### Instruction
Below are the records; pull every line that includes "chart".

### Records to use
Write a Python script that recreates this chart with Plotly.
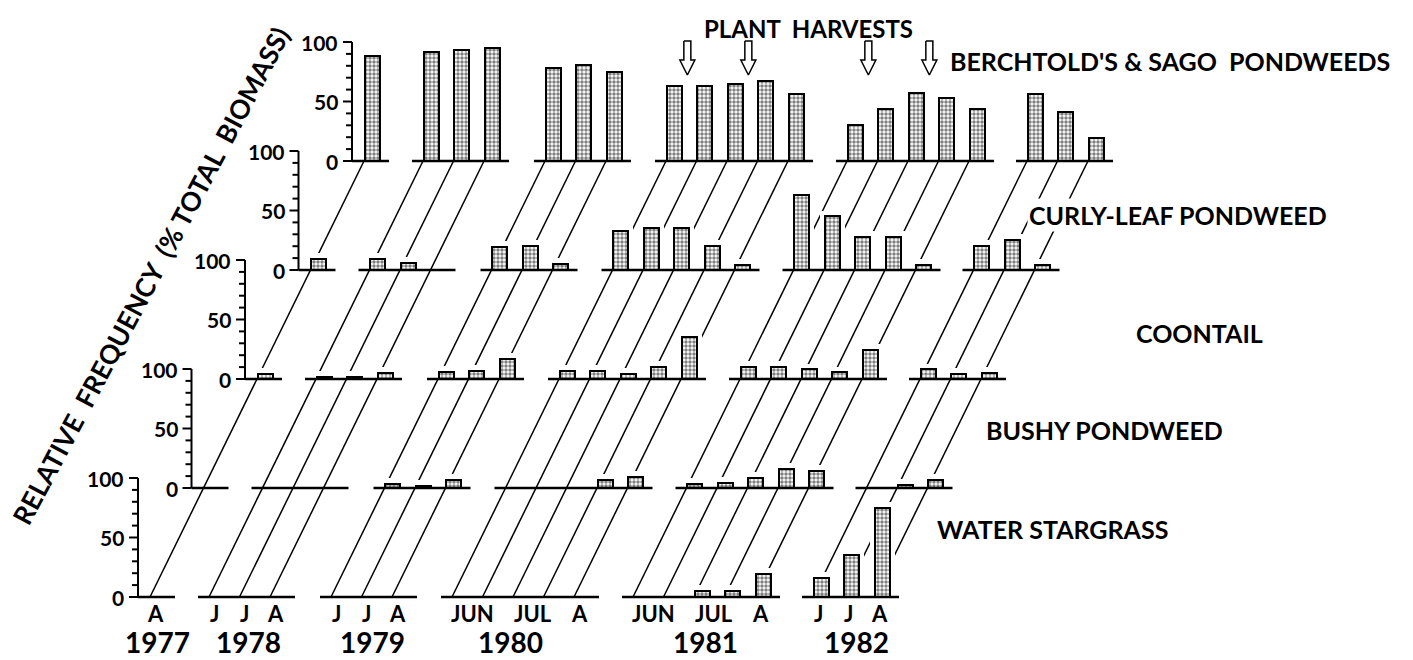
import plotly.graph_objects as go

# ---------------- data ----------------
years = ["1977", "1978", "1979", "1980", "1981", "1982"]
sample_months = [["Aug"], ["Jun", "Jul", "Aug"], ["Jun", "Jul", "Aug"],
                 ["Jun", "Jun", "Jul", "Jul", "Aug"], ["Jun", "Jun", "Jul", "Jul", "Aug"],
                 ["Jun", "Jul", "Aug"]]
short_month = {"Jun": "J", "Jul": "J", "Aug": "A"}
long_month = {"Jun": "JUN", "Jul": "JUL", "Aug": "A"}
month_style = ["short", "short", "short", "long", "long", "short"]

species = ["WATER STARGRASS", "BUSHY PONDWEED", "COONTAIL",
           "CURLY-LEAF PONDWEED", "BERCHTOLD'S & SAGO\u00a0\u00a0PONDWEEDS"]

# relative frequency (% of total biomass), per year, per sample
water_stargrass = [[0], [0, 0, 0], [0, 0, 0], [0, 0, 0, 0, 0], [0, 0, 5, 5, 19], [16, 35, 75]]
bushy_pondweed = [[0], [0, 0, 0], [3, 2, 7], [0, 0, 0, 7, 9], [3, 4, 8.5, 16, 14], [0, 2.5, 7]]
coontail = [[4], [2, 2, 5], [6, 6.5, 17], [7, 7, 4, 10, 35], [10, 10, 8, 5.5, 24], [8, 4, 5]]
curly_leaf = [[9], [9, 6, 0], [19, 20, 5], [33, 35, 35, 20, 4], [63, 45, 28, 27.5, 4], [20, 25, 4]]
berchtold_sago = [[88], [92, 93, 95], [78, 81, 75], [63, 63, 65, 67, 56], [30, 44, 57, 53, 44], [56, 41, 19]]
layers = [water_stargrass, bushy_pondweed, coontail, curly_leaf, berchtold_sago]

# plant harvests: (year, position in sample sequence)
harvests = [("1980", 0.7), ("1980", 2.7), ("1981", 0.7), ("1981", 2.7)]

axis_ticks = [0, 50, 100]

# ---------------- layout geometry (styling) ----------------
W, H = 1413, 660
S = 1.19              # px per percent unit
Y0 = 597              # px of front baseline
LAYER_DY = 109 / S    # units between stacked layers
LAYER_DX = 53.5       # horizontal depth offset per layer
AXIS_X0 = 138
YEAR_START = [150, 209, 331, 452, 633, 813]
YEAR_LABEL_X = [157, 248, 372, 510, 705, 856]
SPACING = 30.5
BAR_W = 15
BAR_OFF = 8
HALO_X = 5
HALO_Y = 5
FONT = "Lato"


def yu(px):
    return (Y0 - px) / S


def pts(yi):
    return [YEAR_START[yi] + i * SPACING for i in range(len(sample_months[yi]))]


def txt(x, y, text, size, **kw):
    d = dict(x=x, y=y, xref="x", yref="y", text=text, showarrow=False,
             font=dict(family=FONT, size=size, color="black", weight="bold"))
    d.update(kw)
    return d


fig = go.Figure()
shapes = []

# receding guide lines (one per sample), drawn below bars
for yi in range(len(years)):
    for p in pts(yi):
        shapes.append(dict(type="line", layer="below", xref="x", yref="y",
                           x0=p, y0=0, x1=p + 4 * LAYER_DX, y1=4 * LAYER_DY,
                           line=dict(color="black", width=1.5)))

# halo bars (white, to mask lines behind bars) and stippled bars
hx, hy, hb = [], [], []
bx, by, bb = [], [], []
for k, data in enumerate(layers):
    base = k * LAYER_DY
    for yi in range(len(years)):
        for p, v in zip(pts(yi), data[yi]):
            if v <= 0:
                continue
            xc = p + k * LAYER_DX + BAR_OFF
            hx.append(xc); hy.append(v + HALO_Y); hb.append(base)
            bx.append(xc); by.append(v); bb.append(base)

fig.add_trace(go.Bar(x=hx, y=hy, base=hb, width=BAR_W + 2 * HALO_X,
                     marker=dict(color="white", line=dict(width=0)),
                     hoverinfo="skip", showlegend=False))
fig.add_trace(go.Bar(x=bx, y=by, base=bb, width=BAR_W,
                     marker=dict(color="white",
                                 line=dict(color="black", width=2),
                                 pattern=dict(shape=".", fgcolor="black", bgcolor="white",
                                              size=4, solidity=0.6)),
                     hoverinfo="skip", showlegend=False))

# baselines
lx, ly = [], []
for k in range(len(layers)):
    base = k * LAYER_DY
    for yi in range(len(years)):
        ps = pts(yi)
        x_start = AXIS_X0 + k * LAYER_DX if yi == 0 else ps[0] - 11 + k * LAYER_DX
        lx += [x_start, ps[-1] + 25 + k * LAYER_DX, None]
        ly += [base, base, None]
fig.add_trace(go.Scatter(x=lx, y=ly, mode="lines", line=dict(color="black", width=2.5),
                         hoverinfo="skip", showlegend=False))

# stacked y axes with ticks
ax, ay = [], []
annotations = []
for k in range(len(layers)):
    base = k * LAYER_DY
    xa = AXIS_X0 + k * LAYER_DX
    ax += [xa, xa, None]
    ay += [base, base + 100, None]
    for t in range(0, 101, 10):
        ln = 9 if t in axis_ticks else 6
        ax += [xa - ln, xa, None]
        ay += [base + t, base + t, None]
    for t in axis_ticks:
        annotations.append(txt(xa - 12, base + t, str(t), 21, xanchor="right", yanchor="middle"))
fig.add_trace(go.Scatter(x=ax, y=ay, mode="lines", line=dict(color="black", width=2),
                         hoverinfo="skip", showlegend=False))

# harvest arrows (hollow)
arrow = [(-3.5, 34), (3.5, 34), (3.5, 15), (7.5, 15), (0, 0), (-7.5, 15), (-3.5, 15), (-3.5, 34)]
arx, ary = [], []
for yr, idx in harvests:
    yi = years.index(yr)
    xt = YEAR_START[yi] + idx * SPACING + 4 * LAYER_DX
    tip = yu(75)
    for dx, up in arrow:
        arx.append(xt + dx); ary.append(tip + up / S)
    arx.append(None); ary.append(None)
fig.add_trace(go.Scatter(x=arx, y=ary, mode="lines", line=dict(color="black", width=1.5),
                         fill="toself", fillcolor="white",
                         hoverinfo="skip", showlegend=False))

# month and year labels
for yi, yr in enumerate(years):
    ps = pts(yi)
    mt = short_month if month_style[yi] == "short" else long_month
    groups = []
    for p, m in zip(ps, sample_months[yi]):
        if month_style[yi] == "long" and groups and groups[-1][0] == m:
            groups[-1][1].append(p)
        else:
            groups.append([m, [p]])
    for m, gp in groups:
        annotations.append(txt(sum(gp) / len(gp) + 5, yu(613), mt[m], 22))
    annotations.append(txt(YEAR_LABEL_X[yi], yu(642), yr, 28))

# species labels
sp_pos = [(1052, 529), (1104, 430), (1199, 333), (1178, 215), (1170, 61)]
for name, (px, py) in zip(species, sp_pos):
    annotations.append(txt(px, yu(py), name, 25, bgcolor="white", borderpad=1))
annotations.append(txt(808, yu(28), "PLANT\u00a0\u00a0HARVESTS", 24))
annotations.append(dict(x=151, y=yu(276), xref="x", yref="y",
                        text="RELATIVE\u00a0\u00a0FREQUENCY\u00a0\u00a0(%\u00a0TOTAL\u00a0\u00a0BIOMASS)",
                        textangle=-62, showarrow=False,
                        font=dict(family=FONT, size=26.5, color="black", weight="bold")))

fig.update_layout(
    width=W, height=H, margin=dict(l=0, r=0, t=0, b=0),
    paper_bgcolor="white", plot_bgcolor="white",
    barmode="overlay", bargap=0,
    xaxis=dict(range=[0, W], visible=False, fixedrange=True),
    yaxis=dict(range=[yu(H), yu(0)], visible=False, fixedrange=True),
    shapes=shapes, annotations=annotations, showlegend=False,
)
fig.write_html("out.html", config={"displayModeBar": False},
               post_script="document.body.style.margin='0';document.body.style.padding='0';")
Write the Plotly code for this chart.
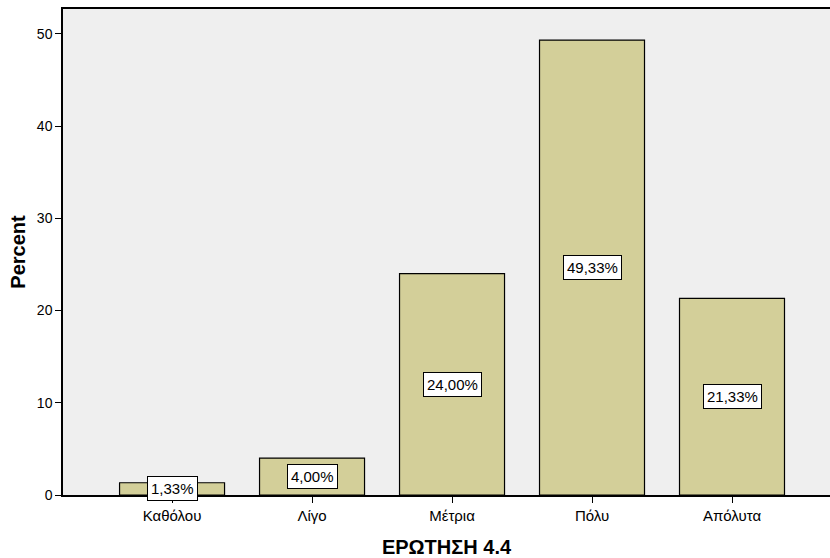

### Final answer
Write a Python script that recreates this chart with Plotly.
Write the Plotly code for this chart.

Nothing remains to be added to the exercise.